If I try to point this out, they reject it based on my allegiance with feminism. How convenient for these illogical, misogynist fools.

I'm pissed at men right now, and also am amazed at the number of misogynist men who send comments here to be posted, without even realising misogynists' comments will never see the light of day here, or the depth of the dark either. They go to a spam box. So keep on sending them, fellas. That spam box is hungry for your illogical stupidity.

There is a comment policy that I will have to make clearer, I guess, although I don't think these misogynists are smart or logical enough to read and comprehend it.

If men stopped men from behaving in misogynistic and sexist and racist ways, rape and other sexist and racist violence against women would end. Why don't men do this? Why is this not a priority?

Boys who see pornography are more likely to harass girls: a new study's findings


[image is from here]

I want to personally and professionally thank Michael Flood (creator and moderator of xyonline.net, linked to on the right side of this blog in the important web pages section) for conducting this research project.
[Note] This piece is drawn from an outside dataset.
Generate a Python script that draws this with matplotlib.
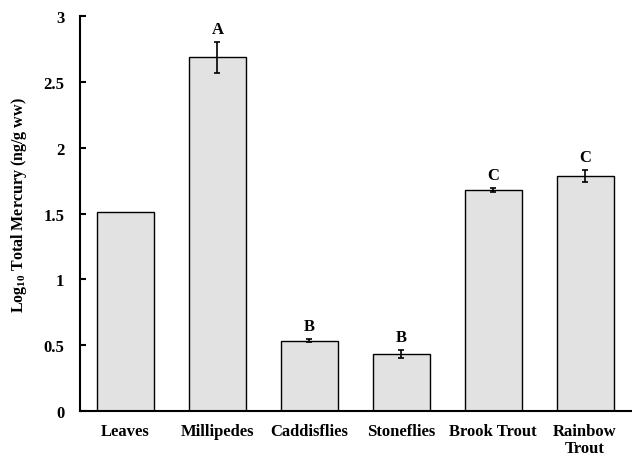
import matplotlib
matplotlib.use("Agg")
import matplotlib.pyplot as plt
import numpy as np

categories = ["Leaves", "Millipedes", "Caddisflies", "Stoneflies", "Brook Trout", "Rainbow\nTrout"]
values = [1.512, 2.685, 0.535, 0.432, 1.680, 1.785]
errors = [0.0, 0.12, 0.012, 0.028, 0.015, 0.045]
letters = ["", "A", "B", "B", "C", "C"]

plt.rcParams['font.family'] = ['Liberation Serif', 'DejaVu Serif']
plt.rcParams['font.weight'] = 'bold'
plt.rcParams['mathtext.fontset'] = 'custom'
plt.rcParams['mathtext.rm'] = 'Liberation Serif'
plt.rcParams['mathtext.bf'] = 'Liberation Serif:bold'
plt.rcParams['mathtext.default'] = 'rm'

fig = plt.figure(figsize=(6.32, 4.56), dpi=100)
ax = fig.add_axes([79.5/632, 1-412/456, (631-79.5)/632, (412-17)/456])

x = np.arange(len(categories))
ax.bar(x, values, width=0.62, color='#e2e2e2', edgecolor='black', linewidth=1.0, zorder=2)
for xi, v, e in zip(x, values, errors):
    if e > 0:
        ax.errorbar(xi, v, yerr=e, fmt='none', ecolor='black', elinewidth=1.2,
                    capsize=2.5, capthick=1.2, zorder=3)
for xi, v, e, L in zip(x, values, errors, letters):
    if L:
        ax.annotate(L, (xi, v + e), xytext=(0, 6.5), textcoords='offset points',
                    ha='center', va='baseline', fontsize=12, fontweight='bold')

ax.set_xlim(-0.5, len(categories) - 0.5)
ax.set_ylim(0, 3)
ax.set_yticks([0, 0.5, 1, 1.5, 2, 2.5, 3])
ax.set_yticklabels(["0", "0.5", "1", "1.5", "2", "2.5", "3"])
ax.set_xticks(x)
ax.set_xticklabels(categories, linespacing=1.05)

ax.spines['top'].set_visible(False)
ax.spines['right'].set_visible(False)
ax.spines['left'].set_linewidth(1.5)
ax.spines['bottom'].set_linewidth(1.5)

ax.tick_params(axis='y', direction='in', length=4, width=1.5, pad=11, labelsize=12)
ax.tick_params(axis='x', length=0, pad=9, labelsize=12)
for lab in ax.get_xticklabels() + ax.get_yticklabels():
    lab.set_fontweight('bold')

ax.set_ylabel("Log$_{10}$ Total Mercury (ng/g ww)", fontsize=11.5, fontweight='bold')
ax.yaxis.set_label_coords(-0.091, 0.524)

fig.savefig("out.png", dpi=100)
The results don't surprise me at all, and I think it's always good for those who "need studies" to have those resources and results to confirm what so many of us already know.


January 24, 2010

Boys who see porn more likely to harass girls


Maurice Chittenden and Matthew Holehouse



BOYS exposed to porn are more likely to indulge in casual sex and less likely to form successful relationships when they grow older, according to research carried out in a dozen countries.
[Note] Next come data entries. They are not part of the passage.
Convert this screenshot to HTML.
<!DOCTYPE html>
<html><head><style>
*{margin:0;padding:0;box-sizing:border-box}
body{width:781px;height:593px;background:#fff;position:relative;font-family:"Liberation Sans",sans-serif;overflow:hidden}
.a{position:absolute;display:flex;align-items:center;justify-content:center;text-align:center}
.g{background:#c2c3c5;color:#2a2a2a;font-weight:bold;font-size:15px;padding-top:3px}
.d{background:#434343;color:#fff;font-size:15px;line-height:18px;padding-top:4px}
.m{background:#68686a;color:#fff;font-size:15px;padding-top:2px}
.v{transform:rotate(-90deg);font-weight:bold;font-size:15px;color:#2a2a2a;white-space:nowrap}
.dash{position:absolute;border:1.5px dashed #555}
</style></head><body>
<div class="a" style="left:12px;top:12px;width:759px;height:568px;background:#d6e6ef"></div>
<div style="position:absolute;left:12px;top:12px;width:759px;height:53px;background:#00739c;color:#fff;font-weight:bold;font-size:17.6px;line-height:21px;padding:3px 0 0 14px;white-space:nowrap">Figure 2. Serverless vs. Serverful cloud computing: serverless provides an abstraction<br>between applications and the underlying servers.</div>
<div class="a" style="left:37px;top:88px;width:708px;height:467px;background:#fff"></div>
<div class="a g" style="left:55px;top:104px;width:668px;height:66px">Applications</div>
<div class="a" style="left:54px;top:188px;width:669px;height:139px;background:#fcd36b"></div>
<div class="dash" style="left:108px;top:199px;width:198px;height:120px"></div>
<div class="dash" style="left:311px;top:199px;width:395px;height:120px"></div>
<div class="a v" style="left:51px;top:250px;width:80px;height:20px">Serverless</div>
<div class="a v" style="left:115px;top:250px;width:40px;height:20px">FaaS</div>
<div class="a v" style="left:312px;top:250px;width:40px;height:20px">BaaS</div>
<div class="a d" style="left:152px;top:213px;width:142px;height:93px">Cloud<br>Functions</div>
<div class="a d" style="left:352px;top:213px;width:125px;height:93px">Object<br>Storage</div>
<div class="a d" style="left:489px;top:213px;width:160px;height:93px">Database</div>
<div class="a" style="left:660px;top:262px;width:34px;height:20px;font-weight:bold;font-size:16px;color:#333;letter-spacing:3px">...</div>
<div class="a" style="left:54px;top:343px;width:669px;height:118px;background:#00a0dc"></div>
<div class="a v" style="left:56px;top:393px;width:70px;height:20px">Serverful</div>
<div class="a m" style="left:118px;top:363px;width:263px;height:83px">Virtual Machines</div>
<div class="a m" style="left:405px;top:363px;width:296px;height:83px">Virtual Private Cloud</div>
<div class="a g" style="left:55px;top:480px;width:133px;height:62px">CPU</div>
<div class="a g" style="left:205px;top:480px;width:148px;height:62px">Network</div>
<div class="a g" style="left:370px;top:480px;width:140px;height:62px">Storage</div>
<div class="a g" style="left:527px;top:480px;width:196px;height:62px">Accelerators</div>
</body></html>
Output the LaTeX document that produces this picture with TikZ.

The report, Harms of Pornography Exposure Among Children and Young People, also found that young boys who see pornography are more inclined to believe there is nothing wrong with pinning down or sexually harassing a girl.

Michael Flood, who carried out the study at the Australian Research Centre in Sex, Health and Society, said: “There is compelling evidence from around the world that pornography has negative effects on individuals and communities.

“We know it is shaping sexual knowledge. Some people may think that is good. But porn is a very poor sex educator because it shows sex in unrealistic ways and fails to address intimacy, love, connection or romance. Often it is quite callous and hostile in its depictions of women.

“It doesn’t mean that every young person is going out to rape somebody but it does increase the likelihood that will happen.”

Research in the UK suggests that 60% of boys under 16 have been exposed to pornography, accidentally or deliberately. The average age at which they first saw porn has dropped from 15 to 11 in less than a decade. The average amount of time they watch porn on the internet is 90 minutes a week.

John Carr, an adviser to the government and secretary of the Children’s Charities’ Coalition on Internet Safety (CHIS), said: “We had a case in west London where a boy in the first year of primary school was bringing pictures to school and was acting them out in the playground during the break. When they did a home visit the dad was downloading it and it was all over the house.

“It is not an argument for banning it but it is an argument to find better ways to make it harder for kids to get hold of it.”

Such is the international spread of porn through the internet that youngsters in Asian and African countries see blonde white women on screen and then regard tourists with the same attributes as sex objects, Flood says.

However, Thaddeus Birchard, a psychotherapist who runs a sex addiction practice in London, said: “We are entering a period of moral panic and this is part of it. Children are not receiving sex education at home. Sexually explicit material on the net can even help educate them.

“The internet is a way of being sexually addicted but it does not cause the addiction. What causes it is the relationship between the child and their parents. Almost always they are maternally deprived.”

Petra Boynton, a psychologist, said: “Children are not necessarily looking at porn for gratification. They are doing so because they are bored and not supervised. Often when children look at more extreme porn it is done for bravado so they can laugh and say how disgusting it is.”